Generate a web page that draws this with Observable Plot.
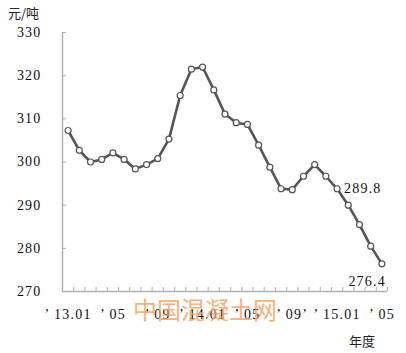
<!DOCTYPE html>
<html><head><meta charset="utf-8">
<script src="https://cdn.jsdelivr.net/npm/d3@7"></script>
<script src="https://cdn.jsdelivr.net/npm/@observablehq/plot@0.6"></script>
<style>
body{margin:0;background:#fff;}
#wrap{position:relative;width:406px;height:353px;overflow:hidden;}
#chart svg, #chart svg text{font-family:"Liberation Serif",serif !important;}
#chart svg text{letter-spacing:1.2px;}
.lab{position:absolute;font-family:"Noto Sans CJK SC",sans-serif;font-size:13px;color:#222;line-height:1;white-space:nowrap;}
.wm{position:absolute;font-family:"Noto Sans CJK SC",sans-serif;font-size:24px;line-height:24px;color:rgb(244,160,90);opacity:0.8;white-space:nowrap;}
</style></head><body>
<div id="wrap">
<div id="chart"></div>
<div class="lab" style="left:8px;top:6px">元/吨</div>
<div class="lab" style="left:349px;top:334px">年度</div>
<div class="wm" style="left:133px;top:297px">中国混凝土网</div>
</div>
<script>
const months = ["2013.01","2013.02","2013.03","2013.04","2013.05","2013.06","2013.07","2013.08","2013.09","2013.10","2013.11","2013.12",
  "2014.01","2014.02","2014.03","2014.04","2014.05","2014.06","2014.07","2014.08","2014.09","2014.10","2014.11","2014.12",
  "2015.01","2015.02","2015.03","2015.04","2015.05"];
const values = [307.3, 302.7, 300.0, 300.6, 302.1, 300.6, 298.4, 299.4, 300.8, 305.3, 315.4, 321.5,
  322.0, 316.7, 311.1, 309.1, 308.7, 303.9, 298.8, 293.8, 293.6, 296.7, 299.4, 296.7,
  293.8, 290.0, 285.5, 280.5, 276.4];
const tickIdx = [0, 4, 8, 12, 16, 20, 24, 28];
const tickLabels = ["’ 13.01", "’ 05", "’ 09", "’ 14.01", "’ 05", "’ 09’", "’ 15.01", "’ 05"];
const yTicks = [270, 280, 290, 300, 310, 320, 330];
const annIdx = [24, 28];
const annText = ["289.8", "276.4"];

const data = values.map((v, i) => ({i, v, month: months[i]}));
const bounds = d3.range(values.length + 1).map(k => k - 0.5);
const ann = annIdx.map((i, k) => ({i, v: values[i], t: annText[k]}));
const axisColor = "#b0b0b0";
const lineColor = "#555555";

const chart = Plot.plot({
  width: 406,
  height: 353,
  marginLeft: 62,
  marginRight: 19,
  marginTop: 32,
  marginBottom: 62,
  style: {fontFamily: "Liberation Serif, serif", fontSize: "14px", color: "#111", background: "transparent"},
  x: {type: "linear", domain: [-0.5, values.length - 0.5]},
  y: {domain: [270, 330]},
  marks: [
    Plot.ruleX([-0.5], {stroke: axisColor, strokeWidth: 1.5}),
    Plot.ruleY([270], {stroke: axisColor, strokeWidth: 1.5}),
    Plot.axisX(bounds, {tickSize: -4, tickFormat: () => "", stroke: axisColor, label: null}),
    Plot.axisX(tickIdx, {tickSize: 0, tickPadding: 18, tickFormat: d => tickLabels[tickIdx.indexOf(d)], label: null, fill: "#111", fontSize: 14}),
    Plot.axisY(yTicks, {tickSize: -4, tickFormat: () => "", stroke: axisColor, label: null}),
    Plot.axisY(yTicks, {tickSize: 0, tickPadding: 21, label: null, fill: "#111", fontSize: 14}),
    Plot.line(data, {x: "i", y: "v", stroke: lineColor, strokeWidth: 2.6}),
    Plot.dot(data, {x: "i", y: "v", r: 3, fill: "white", stroke: lineColor, strokeWidth: 1.2}),
    Plot.text([ann[0]], {x: "i", y: "v", text: "t", textAnchor: "start", dx: 7, dy: 0, fill: "#111", fontSize: 14}),
    Plot.text([ann[1]], {x: "i", y: "v", text: "t", textAnchor: "end", dx: 4, dy: 18, fill: "#111", fontSize: 14})
  ]
});
document.getElementById("chart").appendChild(chart);
</script>
</body></html>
···
Aim — Retype the data above exactly; pictures are not part of the copy.

Exercise output —
Generate a web page that draws this with Observable Plot.
<!DOCTYPE html>
<html><head><meta charset="utf-8">
<script src="https://cdn.jsdelivr.net/npm/d3@7"></script>
<script src="https://cdn.jsdelivr.net/npm/@observablehq/plot@0.6"></script>
<style>
body{margin:0;background:#fff;}
#wrap{position:relative;width:406px;height:353px;overflow:hidden;}
#chart svg, #chart svg text{font-family:"Liberation Serif",serif !important;}
#chart svg text{letter-spacing:1.2px;}
.lab{position:absolute;font-family:"Noto Sans CJK SC",sans-serif;font-size:13px;color:#222;line-height:1;white-space:nowrap;}
.wm{position:absolute;font-family:"Noto Sans CJK SC",sans-serif;font-size:24px;line-height:24px;color:rgb(244,160,90);opacity:0.8;white-space:nowrap;}
</style></head><body>
<div id="wrap">
<div id="chart"></div>
<div class="lab" style="left:8px;top:6px">元/吨</div>
<div class="lab" style="left:349px;top:334px">年度</div>
<div class="wm" style="left:133px;top:297px">中国混凝土网</div>
</div>
<script>
const months = ["2013.01","2013.02","2013.03","2013.04","2013.05","2013.06","2013.07","2013.08","2013.09","2013.10","2013.11","2013.12",
  "2014.01","2014.02","2014.03","2014.04","2014.05","2014.06","2014.07","2014.08","2014.09","2014.10","2014.11","2014.12",
  "2015.01","2015.02","2015.03","2015.04","2015.05"];
const values = [307.3, 302.7, 300.0, 300.6, 302.1, 300.6, 298.4, 299.4, 300.8, 305.3, 315.4, 321.5,
  322.0, 316.7, 311.1, 309.1, 308.7, 303.9, 298.8, 293.8, 293.6, 296.7, 299.4, 296.7,
  293.8, 290.0, 285.5, 280.5, 276.4];
const tickIdx = [0, 4, 8, 12, 16, 20, 24, 28];
const tickLabels = ["’ 13.01", "’ 05", "’ 09", "’ 14.01", "’ 05", "’ 09’", "’ 15.01", "’ 05"];
const yTicks = [270, 280, 290, 300, 310, 320, 330];
const annIdx = [24, 28];
const annText = ["289.8", "276.4"];

const data = values.map((v, i) => ({i, v, month: months[i]}));
const bounds = d3.range(values.length + 1).map(k => k - 0.5);
const ann = annIdx.map((i, k) => ({i, v: values[i], t: annText[k]}));
const axisColor = "#b0b0b0";
const lineColor = "#555555";

const chart = Plot.plot({
  width: 406,
  height: 353,
  marginLeft: 62,
  marginRight: 19,
  marginTop: 32,
  marginBottom: 62,
  style: {fontFamily: "Liberation Serif, serif", fontSize: "14px", color: "#111", background: "transparent"},
  x: {type: "linear", domain: [-0.5, values.length - 0.5]},
  y: {domain: [270, 330]},
  marks: [
    Plot.ruleX([-0.5], {stroke: axisColor, strokeWidth: 1.5}),
    Plot.ruleY([270], {stroke: axisColor, strokeWidth: 1.5}),
    Plot.axisX(bounds, {tickSize: -4, tickFormat: () => "", stroke: axisColor, label: null}),
    Plot.axisX(tickIdx, {tickSize: 0, tickPadding: 18, tickFormat: d => tickLabels[tickIdx.indexOf(d)], label: null, fill: "#111", fontSize: 14}),
    Plot.axisY(yTicks, {tickSize: -4, tickFormat: () => "", stroke: axisColor, label: null}),
    Plot.axisY(yTicks, {tickSize: 0, tickPadding: 21, label: null, fill: "#111", fontSize: 14}),
    Plot.line(data, {x: "i", y: "v", stroke: lineColor, strokeWidth: 2.6}),
    Plot.dot(data, {x: "i", y: "v", r: 3, fill: "white", stroke: lineColor, strokeWidth: 1.2}),
    Plot.text([ann[0]], {x: "i", y: "v", text: "t", textAnchor: "start", dx: 7, dy: 0, fill: "#111", fontSize: 14}),
    Plot.text([ann[1]], {x: "i", y: "v", text: "t", textAnchor: "end", dx: 4, dy: 18, fill: "#111", fontSize: 14})
  ]
});
document.getElementById("chart").appendChild(chart);
</script>
</body></html>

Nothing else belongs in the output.